Organizations can’t get around using email, and 90 percent of organizations have seen phishing attacks rise or stay the same over the last year. While humans have long proven to be the weakest link in an organization’s security chain, C-suite and C-level executives are some of the least cyber-aware individuals in an organization.
Close to 40 percent of respondents said their organization’s CEO was the “weak link” in their cybersecurity operations, according to the State of Email Security 2018 report (pdf); it’s based on a survey by Mimecast Limited and Vanson Bourne of 800 IT decision makers. Nearly 40 percent of those IT decision makers reported that their CEO “undervalues the role of email security.”
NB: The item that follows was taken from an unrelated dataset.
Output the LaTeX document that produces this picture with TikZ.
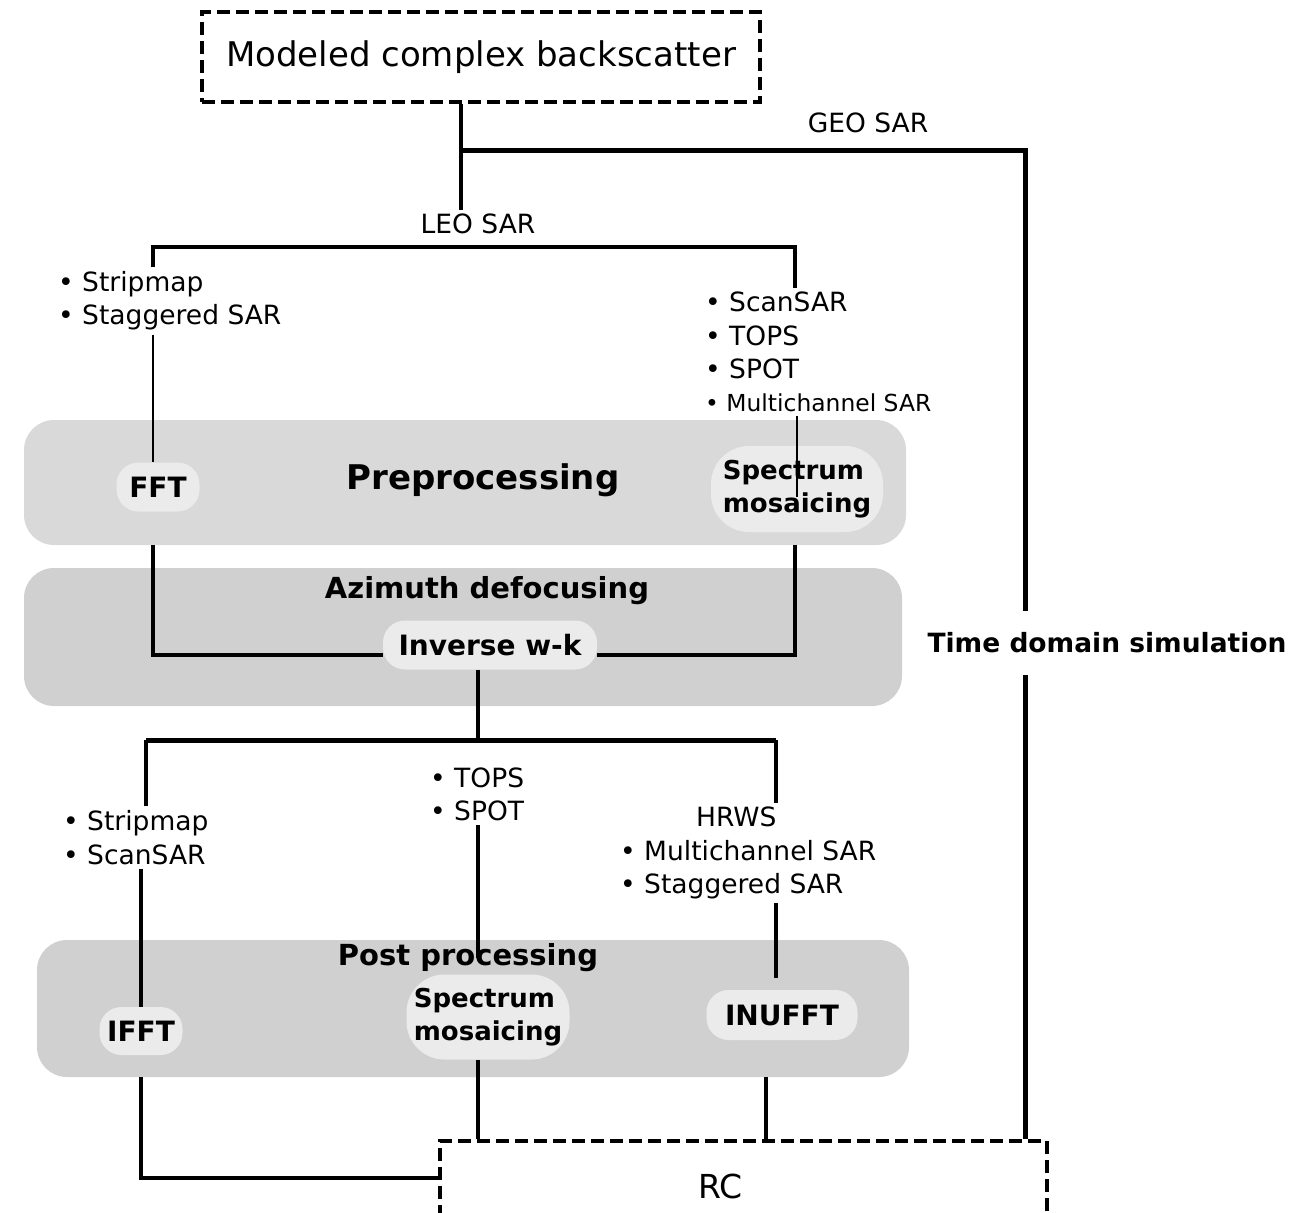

Of those surveyed, 31 percent said C-level employees were likely to accidentally send sensitive data to the wrong person, compared to 22 percent of general employees. Further, 20 percent claimed that a member of the C-suite sent sensitive data in response to a phishing attack, and 49 percent claimed their management and finance teams aren’t knowledgeable enough to identify and stop an impersonation attack.
Fifty percent of respondents said the volume of phishing attacks went up over the last year, while 40 percent saw a rise in the volume of impersonation attacks.
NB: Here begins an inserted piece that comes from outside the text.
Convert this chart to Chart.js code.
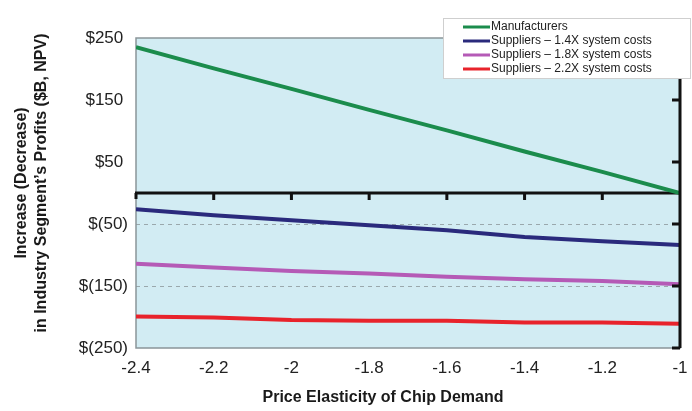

Impersonation attacks increase
Regarding impersonation attacks over the last year, 40 percent of organizations saw an increase in the volume of impersonation fraud requesting a wire transaction. Another 40 percent claimed to have seen impersonations of finance/accounts, 28 percent said the C-suite is a common impersonation target, and 25 percent saw impersonation of HR staff member. In addition, 39 percent said the volume of requests for confidential data increased.
The survey also found that 59 percent of organizations will reportedly suffer a negative business impact from email-borne attacks this year, but only 11 percent of organizations continuously train employees to spot cybe rattacks. The report said email was the number-one vector used to initiate attacks such as malware delivery, impersonations, and credential-stealing attacks.
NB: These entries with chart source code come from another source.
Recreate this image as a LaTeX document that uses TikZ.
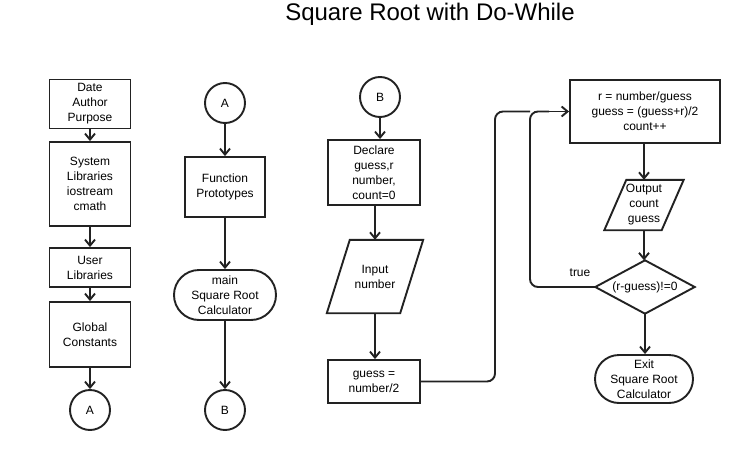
\documentclass[tikz,border=0pt]{standalone}
\usepackage{fontspec}
\setmainfont{Liberation Sans}
\usetikzlibrary{arrows.meta,calc}
\definecolor{linec}{HTML}{222222}
\tikzset{
  txt/.style={font=\fontsize{12}{15}\selectfont, align=center, inner sep=0pt, text=black},
  procbox/.style={txt, draw=linec, line width=1.9pt, fill=white},
  termbox/.style={procbox, rounded corners=#1},
  connector/.style={txt, draw=linec, line width=1.9pt, circle, minimum size=40pt, fill=white},
  ghost/.style={txt, draw=none},
  shapeline/.style={draw=linec, line width=1.9pt, line join=miter},
  flow/.style={draw=linec, line width=1.9pt, -{Straight Barb[length=6pt,width=10pt]}},
  flowline/.style={draw=linec, line width=1.9pt, rounded corners=8pt},
}
\begin{document}
\begin{tikzpicture}[x=1pt,y=-1pt]
\useasboundingbox[fill=white] (0,0) rectangle (745,450);

\node[font=\fontsize{24}{28}\selectfont, anchor=base, inner sep=0pt] (title) at (430,20) {Square Root with Do-While};

% column 1
\node[procbox, minimum width=81pt, minimum height=49pt] (date) at (90,104) {Date\\Author\\Purpose};
\node[procbox, minimum width=81pt, minimum height=84pt] (sys) at (90,184) {System\\Libraries\\iostream\\cmath};
\node[procbox, minimum width=81pt, minimum height=39pt] (user) at (90,267.5) {User\\Libraries};
\node[procbox, minimum width=81pt, minimum height=65pt] (glob) at (90,334.5) {Global\\Constants};
\node[connector] (A1) at (90,410) {A};

% column 2
\node[connector] (A2) at (225,103) {A};
\node[procbox, minimum width=80pt, minimum height=60pt] (func) at (225,187) {Function\\Prototypes};
\node[termbox=25pt, minimum width=102pt, minimum height=50pt] (main) at (225,295) {main\\Square Root\\Calculator};
\node[connector] (B2) at (225,410) {B};

% column 3
\node[connector] (B3) at (380,97) {B};
\node[procbox, minimum width=92pt, minimum height=65pt] (decl) at (374,172.5) {Declare\\guess,r\\number,\\count=0};
\node[ghost, minimum width=73pt, minimum height=73pt] (inp) at (375,276.5) {Input\\number};
\draw[shapeline] ($(inp.north west)+(11.5,0)$) -- ($(inp.north east)+(11.5,0)$) -- ($(inp.south east)+(-11.5,0)$) -- ($(inp.south west)+(-11.5,0)$) -- cycle;
\node[procbox, minimum width=92pt, minimum height=43pt] (guess) at (374,381.5) {guess =\\number/2};

% column 4
\node[procbox, minimum width=150pt, minimum height=63pt] (rbox) at (645,111.5) {r = number/guess\\guess = (guess+r)/2\\count++};
\node[ghost, minimum width=57pt, minimum height=50pt] (outp) at (644,205) {Output\\count\\guess};
\draw[shapeline] ($(outp.north west)+(11,0)$) -- ($(outp.north east)+(11,0)$) -- ($(outp.south east)+(-11,0)$) -- ($(outp.south west)+(-11,0)$) -- cycle;
\node[ghost, minimum width=99pt, minimum height=53pt] (dec) at (645,287) {(r-guess)!=0};
\draw[shapeline] (dec.north) -- (dec.east) -- (dec.south) -- (dec.west) -- cycle;
\node[termbox=24pt, minimum width=98pt, minimum height=48pt] (exit) at (644,379) {Exit\\Square Root\\Calculator};

\node[txt] (truelbl) at (580,273) {true};

\coordinate (j1) at (495,0);
\coordinate (j2) at (530,0);

% connectors
\draw[flow] (date) -- (sys);
\draw[flow] (sys) -- (user);
\draw[flow] (user) -- (glob);
\draw[flow] (glob) -- (A1);

\draw[flow] (A2) -- (func);
\draw[flow] (func) -- (main);
\draw[flow] (main) -- (B2);

\draw[flow] (B3) -- (B3 |- decl.north);
\draw[flow] (decl.south -| inp) -- (inp.north);
\draw[flow] (inp.south) -- (inp.south |- guess.north);

\draw[flowline] (guess.east) -- (guess.east -| j1) -- (j1 |- rbox.west) -- (j2 |- rbox.west);
\draw[flowline] (dec.west) -- (dec.west -| j2) -- (j2 |- rbox.west) -- ($(rbox.west)+(-20,0)$);
\draw[flow] ($(rbox.west)+(-22,0)$) -- (rbox.west);

\draw[flow] (rbox.south -| outp) -- (outp.north);
\draw[flow] (outp.south) -- (outp.south |- dec.north);
\draw[flow] (dec.south) -- (dec.south |- exit.north);
\end{tikzpicture}
\end{document}
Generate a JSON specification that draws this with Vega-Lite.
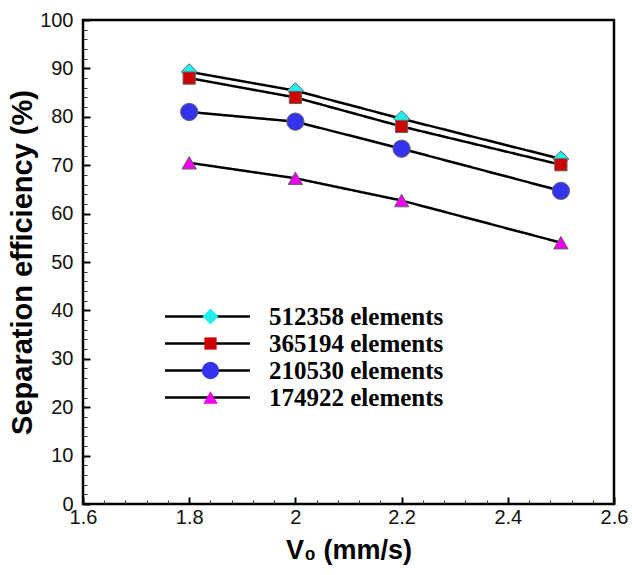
{
  "$schema": "https://vega.github.io/schema/vega-lite/v6.json",
  "width": 531,
  "height": 484,
  "autosize": "none",
  "padding": {"left": 83, "top": 20, "right": 18, "bottom": 71},
  "config": {
    "view": {"stroke": "black", "strokeWidth": 2.5},
    "axis": {"grid": false}
  },
  "data": {
    "values": [
      {"mesh": "512358 elements", "v": 1.8, "eff": 89.3},
      {"mesh": "512358 elements", "v": 2.0, "eff": 85.4},
      {"mesh": "512358 elements", "v": 2.2, "eff": 79.6},
      {"mesh": "512358 elements", "v": 2.5, "eff": 71.3},
      {"mesh": "365194 elements", "v": 1.8, "eff": 88.0},
      {"mesh": "365194 elements", "v": 2.0, "eff": 84.0},
      {"mesh": "365194 elements", "v": 2.2, "eff": 78.0},
      {"mesh": "365194 elements", "v": 2.5, "eff": 70.1},
      {"mesh": "210530 elements", "v": 1.8, "eff": 81.0},
      {"mesh": "210530 elements", "v": 2.0, "eff": 79.0},
      {"mesh": "210530 elements", "v": 2.2, "eff": 73.4},
      {"mesh": "210530 elements", "v": 2.5, "eff": 64.7},
      {"mesh": "174922 elements", "v": 1.8, "eff": 70.5},
      {"mesh": "174922 elements", "v": 2.0, "eff": 67.3},
      {"mesh": "174922 elements", "v": 2.2, "eff": 62.7},
      {"mesh": "174922 elements", "v": 2.5, "eff": 54.0}
    ]
  },
  "layer": [
    {
      "mark": {"type": "line", "color": "black", "strokeWidth": 2.5},
      "encoding": {
        "x": {
          "field": "v", "type": "quantitative",
          "scale": {"domain": [1.6, 2.6], "nice": false, "zero": false},
          "axis": {
            "values": [1.6, 1.8, 2.0, 2.2, 2.4, 2.6],
            "format": ".2~f",
            "domain": false,
            "tickSize": -7, "tickWidth": 2, "tickColor": "black",
            "labelFont": "Liberation Sans", "labelFontSize": 20, "labelColor": "#111",
            "labelPadding": 10, "labelFlush": false,
            "title": "V₀ (mm/s)",
            "titleFont": "Liberation Sans", "titleFontSize": 27, "titleFontWeight": "bold", "titleColor": "black",
            "titlePadding": 10
          }
        },
        "y": {
          "field": "eff", "type": "quantitative",
          "scale": {"domain": [0, 100], "nice": false},
          "axis": {
            "values": [0, 10, 20, 30, 40, 50, 60, 70, 80, 90, 100],
            "format": "d",
            "domain": false,
            "tickSize": -7, "tickWidth": 2, "tickColor": "black",
            "labelFont": "Liberation Sans", "labelFontSize": 20, "labelColor": "#111",
            "labelPadding": 17, "labelFlush": false,
            "title": "Separation efficiency (%)",
            "titleFont": "Liberation Sans", "titleFontSize": 29, "titleFontWeight": "bold", "titleColor": "black",
            "titlePadding": 2
          }
        },
        "strokeDash": {
          "field": "mesh", "type": "nominal", "sort": "descending",
          "scale": {"range": [[1, 0], [1, 0], [1, 0], [1, 0]]},
          "legend": {
            "title": null, "orient": "none", "legendX": 112, "legendY": 284, "padding": 0,
            "symbolType": "M-4,0H4", "symbolSize": 451,
            "symbolStrokeColor": "black", "symbolStrokeWidth": 2.5,
            "labelFont": "Liberation Serif", "labelFontSize": 25, "labelFontWeight": "bold", "labelColor": "black",
            "labelOffset": 49, "labelLimit": 400, "rowPadding": 1
          }
        }
      }
    },
    {
      "mark": {"type": "point", "filled": true, "opacity": 1, "stroke": "#666", "strokeWidth": 1},
      "encoding": {
        "x": {
          "field": "v", "type": "quantitative",
          "scale": {"domain": [1.6, 2.6], "nice": false, "zero": false},
          "axis": {
            "orient": "bottom",
            "values": [1.64, 1.68, 1.72, 1.76, 1.84, 1.88, 1.92, 1.96, 2.04, 2.08, 2.12, 2.16, 2.24, 2.28, 2.32, 2.36, 2.44, 2.48, 2.52, 2.56],
            "labels": false, "domain": false, "title": null,
            "tickSize": -4, "tickWidth": 1, "tickColor": "#333"
          }
        },
        "y": {
          "field": "eff", "type": "quantitative",
          "scale": {"domain": [0, 100], "nice": false},
          "axis": {
            "orient": "left",
            "values": [2, 4, 6, 8, 12, 14, 16, 18, 22, 24, 26, 28, 32, 34, 36, 38, 42, 44, 46, 48, 52, 54, 56, 58, 62, 64, 66, 68, 72, 74, 76, 78, 82, 84, 86, 88, 92, 94, 96, 98],
            "labels": false, "domain": false, "title": null,
            "tickSize": -4, "tickWidth": 1, "tickColor": "#333"
          }
        },
        "fill": {
          "field": "mesh", "type": "nominal",
          "scale": {
            "domain": ["512358 elements", "365194 elements", "210530 elements", "174922 elements"],
            "range": ["#22EEEE", "#CC0000", "#3333EE", "#EE00EE"]
          },
          "legend": {
            "title": null, "orient": "none", "legendX": 115, "legendY": 284, "padding": 0,
            "symbolStrokeColor": "#666", "symbolStrokeWidth": 1,
            "labelExpr": "''", "labelFontSize": 25, "rowPadding": 1
          }
        },
        "shape": {
          "field": "mesh", "type": "nominal",
          "scale": {
            "domain": ["512358 elements", "365194 elements", "210530 elements", "174922 elements"],
            "range": ["diamond", "square", "circle", "triangle-up"]
          },
          "legend": {
            "title": null, "orient": "none", "legendX": 115, "legendY": 284, "padding": 0,
            "symbolStrokeColor": "#666", "symbolStrokeWidth": 1,
            "labelExpr": "''", "labelFontSize": 25, "rowPadding": 1
          }
        },
        "size": {
          "field": "mesh", "type": "nominal",
          "scale": {
            "type": "ordinal",
            "domain": ["512358 elements", "365194 elements", "210530 elements", "174922 elements"],
            "range": [256, 150, 300, 210]
          },
          "legend": {
            "title": null, "orient": "none", "legendX": 115, "legendY": 284, "padding": 0,
            "symbolStrokeColor": "#666", "symbolStrokeWidth": 1,
            "labelExpr": "''", "labelFontSize": 25, "rowPadding": 1
          }
        }
      }
    }
  ],
  "resolve": {"axis": {"x": "independent", "y": "independent"}}
}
The report also says 92 percent reported having seen ransomware delivered via email attachment that resulted in an average downtime of three days or longer.
And 61 percent of organizations hit by an attack saw malicious activity spread from one infected user to other employees via email. Nearly 50% saw malicious activity spread via infected email attachments; malicious URLs via internal email accounted for over a quarter of those attacks.
Internal threats increase
Internal threats are also on the rise, according to the report. Eighty-eight percent of organizations encountered internal threats driven by careless employees, 80 percent had to deal with compromised accounts, and 70 percent encountered malicious insiders.
Many organizations think that constantly evolving email-based attacks fall under the domain of being an IT problem. But Mimecast CEO Peter Bauer said, “It requires an organization-wide effort that brings together many stakeholders, puts the right security solutions in place and empowers employees – from the C-suite to the reception desk – to be the last line of defense.”
The report concluded:
“It’s clear that you’re up against an array of nasty email-based attacks – originating both externally and internally – and the climate is only getting worse. Email is at the intersection of a massive amount of risk. If addressing exposure doesn’t become a priority, cyberattacks will continue – and data protection and personal privacy will all but crumble.”